Locate the word "this" in the data below, then copy every line that holds it.

*RECORDED DATA*.
[start]
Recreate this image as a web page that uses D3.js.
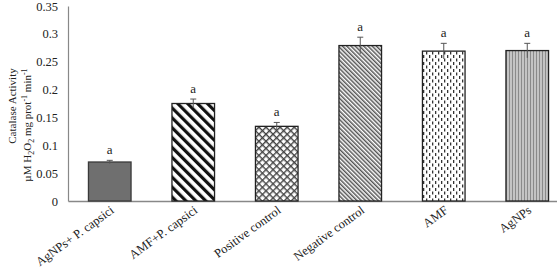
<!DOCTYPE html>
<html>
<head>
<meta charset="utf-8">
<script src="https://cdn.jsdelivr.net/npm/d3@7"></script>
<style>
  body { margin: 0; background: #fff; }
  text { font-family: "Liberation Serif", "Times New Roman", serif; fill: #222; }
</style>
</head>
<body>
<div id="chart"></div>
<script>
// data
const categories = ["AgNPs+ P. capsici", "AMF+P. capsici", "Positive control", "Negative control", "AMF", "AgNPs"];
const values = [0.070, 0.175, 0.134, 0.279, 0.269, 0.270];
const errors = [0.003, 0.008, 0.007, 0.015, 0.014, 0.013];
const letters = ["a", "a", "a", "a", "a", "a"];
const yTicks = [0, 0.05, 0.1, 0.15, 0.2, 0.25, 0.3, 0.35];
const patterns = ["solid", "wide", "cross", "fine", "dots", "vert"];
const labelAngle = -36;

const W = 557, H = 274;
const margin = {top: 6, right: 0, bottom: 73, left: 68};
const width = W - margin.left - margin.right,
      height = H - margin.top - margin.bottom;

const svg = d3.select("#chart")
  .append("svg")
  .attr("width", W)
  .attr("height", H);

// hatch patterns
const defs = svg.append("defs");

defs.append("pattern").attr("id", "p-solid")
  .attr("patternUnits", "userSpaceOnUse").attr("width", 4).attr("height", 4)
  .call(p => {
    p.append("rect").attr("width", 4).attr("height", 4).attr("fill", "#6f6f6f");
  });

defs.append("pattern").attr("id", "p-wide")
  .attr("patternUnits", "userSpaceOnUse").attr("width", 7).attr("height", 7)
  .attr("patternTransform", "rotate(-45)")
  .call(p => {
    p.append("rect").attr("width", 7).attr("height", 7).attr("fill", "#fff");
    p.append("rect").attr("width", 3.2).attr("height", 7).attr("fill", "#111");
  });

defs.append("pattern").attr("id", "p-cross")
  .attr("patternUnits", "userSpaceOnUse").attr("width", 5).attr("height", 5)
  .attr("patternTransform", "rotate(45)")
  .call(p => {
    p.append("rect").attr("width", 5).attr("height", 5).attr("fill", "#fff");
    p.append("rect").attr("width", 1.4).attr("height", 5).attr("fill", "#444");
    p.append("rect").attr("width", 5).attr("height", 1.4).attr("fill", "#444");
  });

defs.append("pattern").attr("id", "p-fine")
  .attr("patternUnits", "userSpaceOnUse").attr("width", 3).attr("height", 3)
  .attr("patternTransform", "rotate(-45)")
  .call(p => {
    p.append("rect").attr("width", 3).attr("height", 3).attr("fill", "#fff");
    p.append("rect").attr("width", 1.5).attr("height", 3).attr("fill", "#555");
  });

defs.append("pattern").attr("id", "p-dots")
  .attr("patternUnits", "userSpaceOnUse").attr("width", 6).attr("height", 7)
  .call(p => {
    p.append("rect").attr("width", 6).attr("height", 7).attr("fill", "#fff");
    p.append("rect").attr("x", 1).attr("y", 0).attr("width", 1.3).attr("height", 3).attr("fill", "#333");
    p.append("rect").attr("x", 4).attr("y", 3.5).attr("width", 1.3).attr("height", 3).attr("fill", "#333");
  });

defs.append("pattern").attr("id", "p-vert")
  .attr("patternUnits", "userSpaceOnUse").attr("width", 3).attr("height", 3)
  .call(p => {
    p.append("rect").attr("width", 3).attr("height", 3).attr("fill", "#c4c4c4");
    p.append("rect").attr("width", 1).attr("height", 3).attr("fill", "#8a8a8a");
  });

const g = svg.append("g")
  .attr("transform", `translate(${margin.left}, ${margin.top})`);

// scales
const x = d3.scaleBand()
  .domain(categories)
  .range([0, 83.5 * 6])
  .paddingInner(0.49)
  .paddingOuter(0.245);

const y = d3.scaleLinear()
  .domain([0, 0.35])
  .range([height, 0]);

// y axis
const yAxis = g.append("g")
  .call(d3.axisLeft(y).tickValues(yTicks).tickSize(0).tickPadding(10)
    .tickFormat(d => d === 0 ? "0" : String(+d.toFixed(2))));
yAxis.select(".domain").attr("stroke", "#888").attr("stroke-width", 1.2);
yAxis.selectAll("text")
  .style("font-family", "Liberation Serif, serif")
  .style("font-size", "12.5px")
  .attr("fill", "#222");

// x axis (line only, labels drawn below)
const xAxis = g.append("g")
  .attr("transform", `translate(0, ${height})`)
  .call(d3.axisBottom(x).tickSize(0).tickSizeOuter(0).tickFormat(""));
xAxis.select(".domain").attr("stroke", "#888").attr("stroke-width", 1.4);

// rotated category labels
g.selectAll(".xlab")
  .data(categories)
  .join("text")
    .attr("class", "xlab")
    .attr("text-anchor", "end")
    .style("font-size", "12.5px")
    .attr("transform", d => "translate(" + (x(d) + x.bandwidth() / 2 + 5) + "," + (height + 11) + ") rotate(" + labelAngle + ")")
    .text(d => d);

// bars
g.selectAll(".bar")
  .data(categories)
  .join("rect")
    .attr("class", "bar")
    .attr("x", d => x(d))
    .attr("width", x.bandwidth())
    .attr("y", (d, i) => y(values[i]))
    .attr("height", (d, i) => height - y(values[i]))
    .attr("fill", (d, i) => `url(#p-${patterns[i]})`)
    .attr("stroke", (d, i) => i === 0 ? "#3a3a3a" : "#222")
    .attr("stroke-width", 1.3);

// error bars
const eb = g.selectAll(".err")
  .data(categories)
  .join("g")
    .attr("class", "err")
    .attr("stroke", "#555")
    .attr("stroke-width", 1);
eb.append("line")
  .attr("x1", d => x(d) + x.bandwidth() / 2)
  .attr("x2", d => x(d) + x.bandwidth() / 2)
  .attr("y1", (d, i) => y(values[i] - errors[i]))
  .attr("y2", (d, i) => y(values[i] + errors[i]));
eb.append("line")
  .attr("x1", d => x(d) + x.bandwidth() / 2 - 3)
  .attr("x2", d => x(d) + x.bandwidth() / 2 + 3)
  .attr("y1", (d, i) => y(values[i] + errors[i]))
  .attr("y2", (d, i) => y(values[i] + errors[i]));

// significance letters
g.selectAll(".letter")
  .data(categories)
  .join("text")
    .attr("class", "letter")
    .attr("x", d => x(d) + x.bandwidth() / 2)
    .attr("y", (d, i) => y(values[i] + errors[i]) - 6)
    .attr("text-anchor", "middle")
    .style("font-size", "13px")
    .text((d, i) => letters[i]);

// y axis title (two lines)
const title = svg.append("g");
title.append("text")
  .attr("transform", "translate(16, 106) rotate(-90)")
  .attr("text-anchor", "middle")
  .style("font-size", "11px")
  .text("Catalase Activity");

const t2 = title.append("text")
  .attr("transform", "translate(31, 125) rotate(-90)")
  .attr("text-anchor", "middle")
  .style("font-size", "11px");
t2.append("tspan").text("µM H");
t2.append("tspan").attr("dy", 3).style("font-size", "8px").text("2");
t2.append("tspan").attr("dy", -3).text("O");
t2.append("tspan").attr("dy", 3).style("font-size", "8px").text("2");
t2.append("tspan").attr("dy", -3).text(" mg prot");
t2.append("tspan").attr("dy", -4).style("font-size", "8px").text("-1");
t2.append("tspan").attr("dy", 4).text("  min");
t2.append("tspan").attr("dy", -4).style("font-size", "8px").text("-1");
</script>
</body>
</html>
[end]
[start]
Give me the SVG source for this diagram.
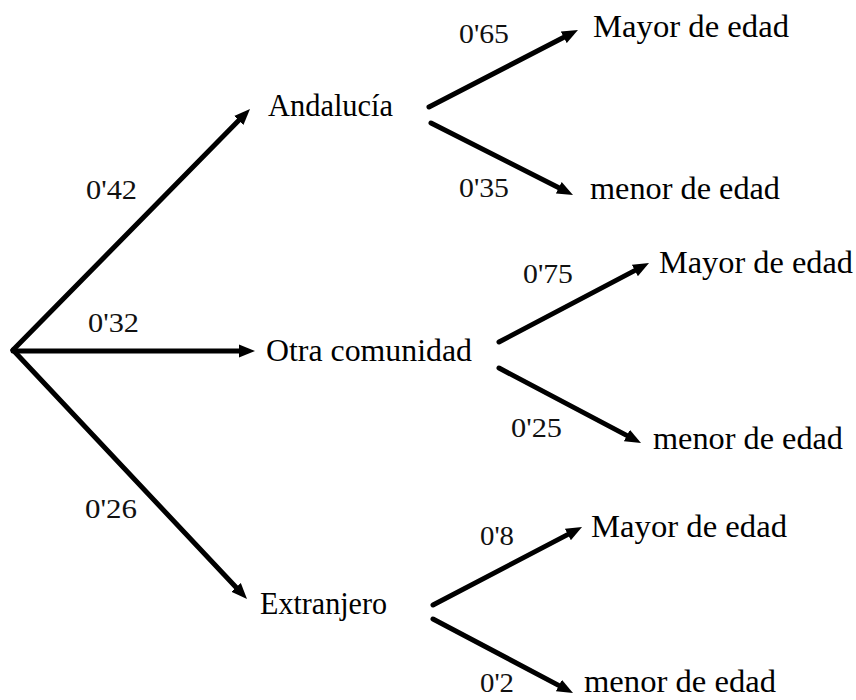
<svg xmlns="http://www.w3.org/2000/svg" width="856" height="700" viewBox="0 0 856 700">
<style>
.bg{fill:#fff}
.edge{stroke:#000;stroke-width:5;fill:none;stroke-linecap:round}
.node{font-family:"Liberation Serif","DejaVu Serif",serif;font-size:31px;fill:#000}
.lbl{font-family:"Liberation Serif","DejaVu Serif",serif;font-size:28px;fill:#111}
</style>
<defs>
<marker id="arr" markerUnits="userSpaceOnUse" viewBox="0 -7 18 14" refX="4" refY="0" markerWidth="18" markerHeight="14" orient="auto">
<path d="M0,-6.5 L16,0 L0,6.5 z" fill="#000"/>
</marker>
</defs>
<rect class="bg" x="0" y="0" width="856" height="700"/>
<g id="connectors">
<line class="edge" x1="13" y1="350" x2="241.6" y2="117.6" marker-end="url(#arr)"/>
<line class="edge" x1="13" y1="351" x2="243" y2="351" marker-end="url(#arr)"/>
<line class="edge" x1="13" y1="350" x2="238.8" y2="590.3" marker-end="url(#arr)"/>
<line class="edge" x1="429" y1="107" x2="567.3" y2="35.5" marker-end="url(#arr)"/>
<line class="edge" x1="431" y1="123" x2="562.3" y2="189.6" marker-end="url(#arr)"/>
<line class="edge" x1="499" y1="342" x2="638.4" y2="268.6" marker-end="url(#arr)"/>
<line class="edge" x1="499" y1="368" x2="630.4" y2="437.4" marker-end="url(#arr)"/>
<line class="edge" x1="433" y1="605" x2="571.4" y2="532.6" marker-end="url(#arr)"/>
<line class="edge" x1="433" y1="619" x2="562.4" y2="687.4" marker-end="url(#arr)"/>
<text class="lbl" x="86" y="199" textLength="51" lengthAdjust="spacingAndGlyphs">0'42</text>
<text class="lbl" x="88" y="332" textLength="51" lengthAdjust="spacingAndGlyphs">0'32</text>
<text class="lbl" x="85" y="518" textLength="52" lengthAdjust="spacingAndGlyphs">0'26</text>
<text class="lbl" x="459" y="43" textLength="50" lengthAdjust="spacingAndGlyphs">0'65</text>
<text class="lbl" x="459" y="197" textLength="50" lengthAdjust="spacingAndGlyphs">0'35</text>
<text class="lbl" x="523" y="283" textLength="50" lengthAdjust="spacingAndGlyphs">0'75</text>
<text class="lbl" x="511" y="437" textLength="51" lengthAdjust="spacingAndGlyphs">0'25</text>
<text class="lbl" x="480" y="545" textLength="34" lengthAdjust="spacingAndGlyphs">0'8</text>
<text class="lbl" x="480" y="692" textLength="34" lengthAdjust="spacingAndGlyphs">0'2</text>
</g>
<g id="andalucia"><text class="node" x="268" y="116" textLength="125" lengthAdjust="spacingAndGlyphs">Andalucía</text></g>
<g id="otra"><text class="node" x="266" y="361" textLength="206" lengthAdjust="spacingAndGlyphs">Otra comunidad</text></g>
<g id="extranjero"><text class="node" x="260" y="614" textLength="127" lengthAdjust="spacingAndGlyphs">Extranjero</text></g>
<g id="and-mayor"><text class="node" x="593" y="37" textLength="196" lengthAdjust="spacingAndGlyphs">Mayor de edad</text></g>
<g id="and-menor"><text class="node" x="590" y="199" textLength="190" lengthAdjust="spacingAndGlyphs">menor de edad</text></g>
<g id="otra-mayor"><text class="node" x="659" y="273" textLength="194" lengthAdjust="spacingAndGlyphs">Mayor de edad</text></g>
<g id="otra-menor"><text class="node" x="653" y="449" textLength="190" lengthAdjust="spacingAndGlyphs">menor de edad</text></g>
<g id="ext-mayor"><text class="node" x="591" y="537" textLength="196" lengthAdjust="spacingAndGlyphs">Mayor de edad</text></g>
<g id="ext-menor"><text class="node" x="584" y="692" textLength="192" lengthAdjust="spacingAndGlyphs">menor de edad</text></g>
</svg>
[end]
[start]
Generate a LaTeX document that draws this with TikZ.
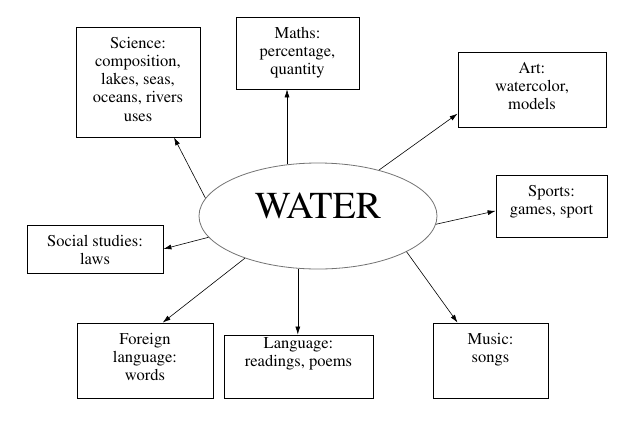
[end]
*SOLUTION TO THE PROBLEM*.
Recreate this image as a web page that uses D3.js.
Give me the SVG source for this diagram.
Generate a LaTeX document that draws this with TikZ.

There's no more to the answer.